Emerging Markets ESG:  How would you define socially responsible investment (SRI)?

Professor Branko Ljutic:  In an ex-socialist country like Serbia, even to mention anything that is closely related to a word like “social” is not welcomed. Serbia is a late and not yet successful transition economy, with an uncompleted process of transformation to the market economy. In this context, I would define SRI as investments which balance the interests of key stakeholders aver the long term.

Emerging Markets ESG:  What distinguishes SRI from mainstream investment? 

Professor Branko Ljutic:  I would like to answer this question by focusing on the issue of corporate responsibility and corporate taxation.  Many multinational corporations (MNCs) have moved their headquarters to tax havens.  Conversely, a socially accountable and viable business would not consider tax avoidance or tax dodging.

In my opinion, it remains an open question how far we are from the moment when national tax authorities shall reform the tax system and begin to tax turnover on each local market, not corporate profits.

As I see it, this is an important SRI issue.  In the future, MNCs will face rising pressure on local markets from local business, non-governmental organizations (NGOs) and the political spectrum, all of which will insist on SRI.

Emerging Markets ESG:  Which extra-financial theme – environmental, social or governance – is the most challenging for companies in Serbia to manage?

Professor Branko Ljutic:  International Financial Reporting Standards (IFRS) are obligatory for listed companies in Serbia. However, as explained above, the transition to a market economy is still underway in Serbia.  The quality of financial reporting needs to be improved.  At present it does not deliver basic reliable information, and therefore there is not yet any solid foundation for ESG disclosure.

In the area of corporate governance, there are widespread misperceptions that scholarly articles, books, requirements of the New Law on Corporations dated February 1, 2012 and many Codes of Corporate Governance are the essence, without understanding that there are real stakeholders whose interests should be served and balanced. So, in front of us in Serbia, there is more than a long road from words to actions.

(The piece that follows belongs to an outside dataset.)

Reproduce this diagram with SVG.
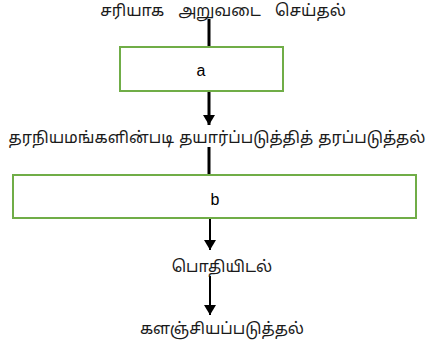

Emerging Markets ESG:  Which extra-financial theme – environmental, social or governance – is the most challenging for investors in Serbian companies to analyze?

Professor Branko Ljutic:  At present, there is not much to analyze, since there is little if any awareness about the concept of ESG disclosure.  For example, at present the concept is not present in scholarly research.  The first PhD thesis on this topic is now in progress. We shall have some preliminary data on ESG reporting in mid-2013.  At present, the concepts of ESG and SRI are viewed with skepticism in Serbia, for a number of reasons.  The general public questions whether CSR awards are in fact green-washing.  Also, the general public is not convinced that the corporate sector in Serbia practices social responsibility, in terms of corporate governance, for example, or environmental protection.

Emerging Markets ESG:  You have studied and taught in Croatia, Germany, Serbia, South Korea and the US.  In our opinion, what is the greatest challenge for Serbian business today, as it integrates into the European and global economy and financial system?  Is SRI on the business agenda in Serbia today? 

Professor Branko Ljutic:  Let me start from the end of your question, and to state straightforwardly that SRI is not on the business agenda in Serbia today.  In fact, it is not even present in the air as some kind of unspoken concept.

If we define a country strategy as a program focused on a successful future, the question is how to define a goal, and in what timeframe. At present, the national economy is sluggish, reforms are halfheartedly implemented and, in my opinion, there is no clear vision of a national strategy.

Serbia lost more than two decades of growth.  The question of how Serbia shall (re)integrate into the European Union (EU), NATO, global and regional financial institutions and the overall global economy is an important one – for the present and near future as well as for the next decade and next two decades.